In 2007 Dr Christine Rigden, a past Sheriff of the City of London, became one of the four ale-conners, reported as the first woman to hold the office in the City.

Serving Ale Conners in the City of London
| Office Holder | Livery Company | First Elected |
|---|---|---|
| Jonathan Martin Averns | Worshipful Company of Fletchers | 2018 |
| Lucy Beacon | Worshipful Company of Musicians | 2023 |
| Liam Peter John Randall | Worshipful Company of Coopers | 2026 |
| Gary John Smith | Worshipful Company of Furniture Makers | 2026 |

===Guildable Manor of Southwark===
Ale conners are also appointed by the Guildable Manor of Southwark, whose court-leet survives as a ceremonial body with no enforcement function.

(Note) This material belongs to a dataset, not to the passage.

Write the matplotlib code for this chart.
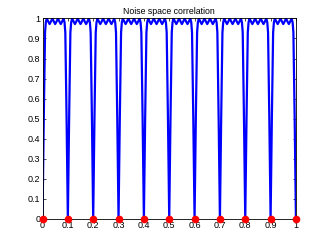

The manor's officers, filled by jurors in rotation, include an Upper Ale Conner and an Under Ale Conner.

===Revived ceremonies===
In some English cities the office has been revived as part of a charity event known as the Sheriff's Assize of Ale, in which an ale-conner publicly performs the leather-breeches test, notwithstanding the doubtful historical basis of that ritual. At Gloucester the custom was reintroduced in 2003 by Paul James during his year as Sheriff, and has been held in most years since; the sheriff and a party in medieval costume tour the city's public houses to raise money for civic charities, and the ale-conner sits for three minutes on a stool wetted with ale, the ale passing if the breeches do not stick.